I moved to Sweden after marriage with a Swedish national in 1986. Two years later we got a son followed by a daughter after 21 months. Satisfied with life in fact, I guess I got all I wished for, it feels I have everything.
Being married is not just a bed of roses, the roses have thorns also and you can get it at times but we’ve always been doing pretty good. Kinder and better husband I do not think I can get, everyone has their flaws and life becomes easier if you can accept them. I’m not a perfect person either.
I became a grandmother quite young, only 45 years old, was a little skeptical at first but then I loved to be one. Now I am already a grandmother of two, a boy and a girl of 20 months between them, such a great feeling, it feels like it was a replay of my life.

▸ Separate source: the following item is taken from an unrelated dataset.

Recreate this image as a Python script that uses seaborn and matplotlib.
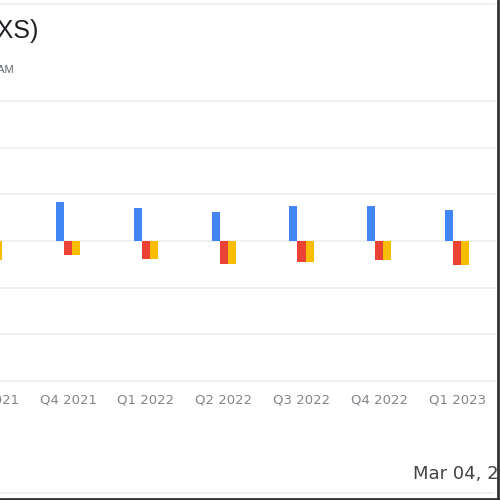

When I have both of them at home, it feels like I was young again and is the mother of small children. I can not explain but so damn good it is. When I moved to Sweden I knew nothing about the country, but now it feels like I’ve always lived here. I speak Swedish better than my native language, better in Swedish grammar than my husband, it may sound strange but it’s true. I dream even in Swedish. I hang out with many Swedes, have worked and still working in Swedish companies. I go to the Swedish church though I am a Roman Catholic. We believe in the same God anyway. I’ve adapted pretty well in Swedish society. I think I have to adjust to that country I moved to, not the country or its citizens to adapt to me. Sweden has no responsibility whatsoever that I wanted to move here so I could not demand anything else, but now a citizen, I think I have the right as any other native Swedes. I pay taxes and do my duties as a citizen. I think I am a good role model and a loyal citizen and can fight for my new country.